Given these conditions, NADA UCG explained that compact and midsize car reductions of 3.7 percent and 4.4 percent, respectively, once again exceeded those of other segments, while the average downward adjustment of 1.8 percent on large pickups and SUVs was “comparatively mild,” according to Banks.
“Looking further afield, when the expiring Bush-era tax cuts and automatic reductions in government spending set to hit at the end of the year are placed alongside recent economic data, Europe’s persistent financial troubles, and slower growth in other global economies (particularly China), it’s likely that employment and consumer confidence will remain under pressure near-term,” Banks predicted.
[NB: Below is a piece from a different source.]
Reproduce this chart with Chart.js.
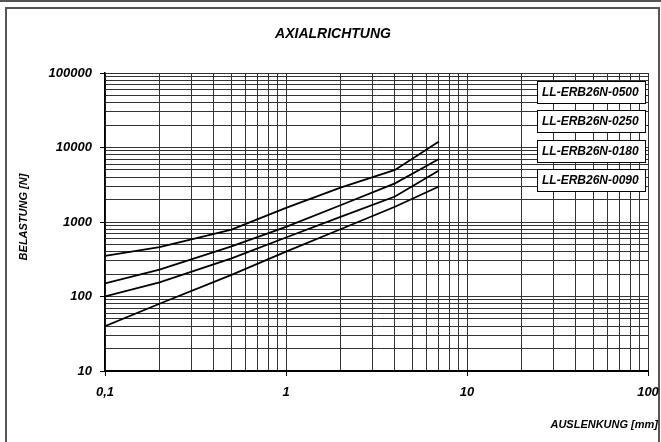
<!DOCTYPE html>
<html>
<head>
<meta charset="utf-8">
<title>Axialrichtung</title>
<script src="https://cdn.jsdelivr.net/npm/chart.js@4.4.1/dist/chart.umd.min.js"></script>
<style>
    html, body { margin: 0; padding: 0; background: #fff; }
    canvas { display: block; }
</style>
</head>
<body>
<canvas id="lineChart" width="661" height="442"></canvas>
<script>
// values
const displacement = [0.1, 0.2, 0.5, 1, 2, 4, 7]; // mm
const load0500 = [350, 460, 790, 1550, 2900, 5000, 12000];
const load0250 = [150, 230, 470, 860, 1680, 3300, 7000];
const load0180 = [100, 155, 325, 620, 1170, 2200, 4900];
const load0090 = [40, 80, 195, 400, 800, 1600, 3000];
const seriesLabels = ["LL-ERB26N-0500", "LL-ERB26N-0250", "LL-ERB26N-0180", "LL-ERB26N-0090"];

const xDecades = [0.1, 1, 10, 100];
const xTickLabels = ["0,1", "1", "10", "100"];
const yDecades = [10, 100, 1000, 10000, 100000];
const yTickLabels = ["10", "100", "1000", "10000", "100000"];

const chartTitle = "AXIALRICHTUNG";
const xTitle = "AUSLENKUNG [mm]";
const yTitle = "BELASTUNG [N]";

const FONT = "'Liberation Sans', Arial, sans-serif";

// 1..9 steps in each decade, decades flagged as major
function logTicks(decades) {
    let ticks = [];
    for (let i = 0; i < decades.length; i++) {
        const d = decades[i];
        if (i === decades.length - 1) {
            ticks.push({value: d, major: true});
            break;
        }
        for (let s = 1; s <= 9; s++) {
            ticks.push({value: +(d * s).toPrecision(6), major: s === 1});
        }
    }
    return ticks;
}

function toPoints(ys) {
    return displacement.map((x, i) => ({x: x, y: ys[i]}));
}

// title, axis titles, frame and the label boxes
const decorPlugin = {
    id: "decor",
    beforeDraw(chart) {
        const ctx = chart.ctx;
        ctx.save();
        ctx.fillStyle = "#fff";
        ctx.fillRect(0, 0, chart.width, chart.height);
        // dark band on top and grey frame
        ctx.fillStyle = "#555";
        ctx.fillRect(0, 0, chart.width, 2);
        ctx.strokeStyle = "#555";
        ctx.lineWidth = 2;
        ctx.beginPath();
        ctx.moveTo(6, chart.height + 2);
        ctx.lineTo(6, 8);
        ctx.lineTo(659, 8);
        ctx.lineTo(659, chart.height + 2);
        ctx.stroke();
        ctx.restore();
    },
    afterDraw(chart) {
        const ctx = chart.ctx;
        ctx.save();
        ctx.fillStyle = "#000";
        ctx.textBaseline = "middle";

        ctx.font = "italic bold 14px " + FONT;
        ctx.textAlign = "center";
        ctx.fillText(chartTitle, 333, 34);

        ctx.font = "italic bold 11px " + FONT;
        ctx.textAlign = "right";
        ctx.fillText(xTitle, 658, 425);

        ctx.save();
        ctx.translate(24, 217);
        ctx.rotate(-Math.PI / 2);
        ctx.textAlign = "center";
        ctx.fillText(yTitle, 0, 0);
        ctx.restore();

        // label boxes
        const boxTops = [81, 110, 140, 169];
        ctx.font = "italic bold 12px " + FONT;
        ctx.textAlign = "left";
        ctx.lineWidth = 1;
        for (let i = 0; i < seriesLabels.length; i++) {
            const top = boxTops[i];
            ctx.fillStyle = "#fff";
            ctx.fillRect(537, top, 109, 23);
            ctx.strokeStyle = "#000";
            ctx.strokeRect(537.5, top + 0.5, 108, 22);
            ctx.fillStyle = "#000";
            ctx.fillText(seriesLabels[i], 542, top + 12);
        }
        ctx.restore();
    }
};

const lineStyle = {
    borderColor: "#000",
    backgroundColor: "#000",
    borderWidth: 1.8,
    pointRadius: 0,
    showLine: true,
    tension: 0,
};

const chart = new Chart(document.getElementById("lineChart"), {
    type: "scatter",
    data: {
        datasets: [
            {...lineStyle, label: seriesLabels[0], data: toPoints(load0500)},
            {...lineStyle, label: seriesLabels[1], data: toPoints(load0250)},
            {...lineStyle, label: seriesLabels[2], data: toPoints(load0180)},
            {...lineStyle, label: seriesLabels[3], data: toPoints(load0090)},
        ],
    },
    options: {
        responsive: false,
        animation: false,
        layout: {padding: {top: 73, right: 13, left: 0, bottom: 0}},
        plugins: {
            legend: {display: false},
            tooltip: {enabled: false},
        },
        scales: {
            x: {
                type: "logarithmic",
                min: 0.1,
                max: 100,
                afterBuildTicks: (axis) => { axis.ticks = logTicks(xDecades); },
                afterFit: (axis) => {
                    axis.height = 71;
                    axis.paddingRight = 0;
                    axis.paddingLeft = 0;
                },
                border: {color: "#000", width: 2},
                grid: {
                    color: "#333",
                    lineWidth: 1,
                    tickLength: 5,
                    tickColor: (c) => (c.tick && c.tick.major ? "#000" : "rgba(0,0,0,0)"),
                },
                ticks: {
                    autoSkip: false,
                    maxRotation: 0,
                    padding: 9,
                    color: "#000",
                    font: {family: FONT, size: 13, style: "italic", weight: "bold"},
                    callback: (v) => {
                        const k = xDecades.indexOf(v);
                        return k >= 0 ? xTickLabels[k] : "";
                    },
                },
            },
            y: {
                type: "logarithmic",
                min: 10,
                max: 100000,
                afterBuildTicks: (axis) => { axis.ticks = logTicks(yDecades); },
                afterFit: (axis) => { axis.width = 105; },
                border: {color: "#000", width: 1.5},
                grid: {
                    color: "#333",
                    lineWidth: 1,
                    tickLength: 5,
                    tickColor: (c) => (c.tick && c.tick.major ? "#000" : "rgba(0,0,0,0)"),
                },
                ticks: {
                    autoSkip: false,
                    padding: 8,
                    color: "#000",
                    font: {family: FONT, size: 13, style: "italic", weight: "bold"},
                    callback: (v) => {
                        const k = yDecades.indexOf(v);
                        return k >= 0 ? yTickLabels[k] : "";
                    },
                },
            },
        },
    },
    plugins: [decorPlugin],
});
</script>
</body>
</html>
“On balance, current indicators suggest caution — we are at least in an economic pause as firms and people avoid taking on new risk because of increased uncertainty,” Banks continued. “This does not indicate a collapse in used-vehicle prices, but it does advise adjusting fully for all effects historically suggested by seasonality and movements in underlying drivers."
Considering these points, NADA UCG expects that used-price depreciation in August will be a more severe 3.5 percent or nearly a point greater than what is anticipated for this month.
Likewise, the firm’s used price forecast for the remainder of the year has been downgraded slightly.
On a mileage-, mix-, and seasonally-adjusted basis, NADA UCG expects that used prices for the year will grow by 2.3 percent relative to 2011, or 0.6 of a point less than last month’s forecast of 2.9 percent.
“Keeping in mind the current state of the economy and the clouds looming on the horizon, the potential for future cuts to NADA’s forecast appear greater than the likelihood of upward revisions,” Banks emphasized.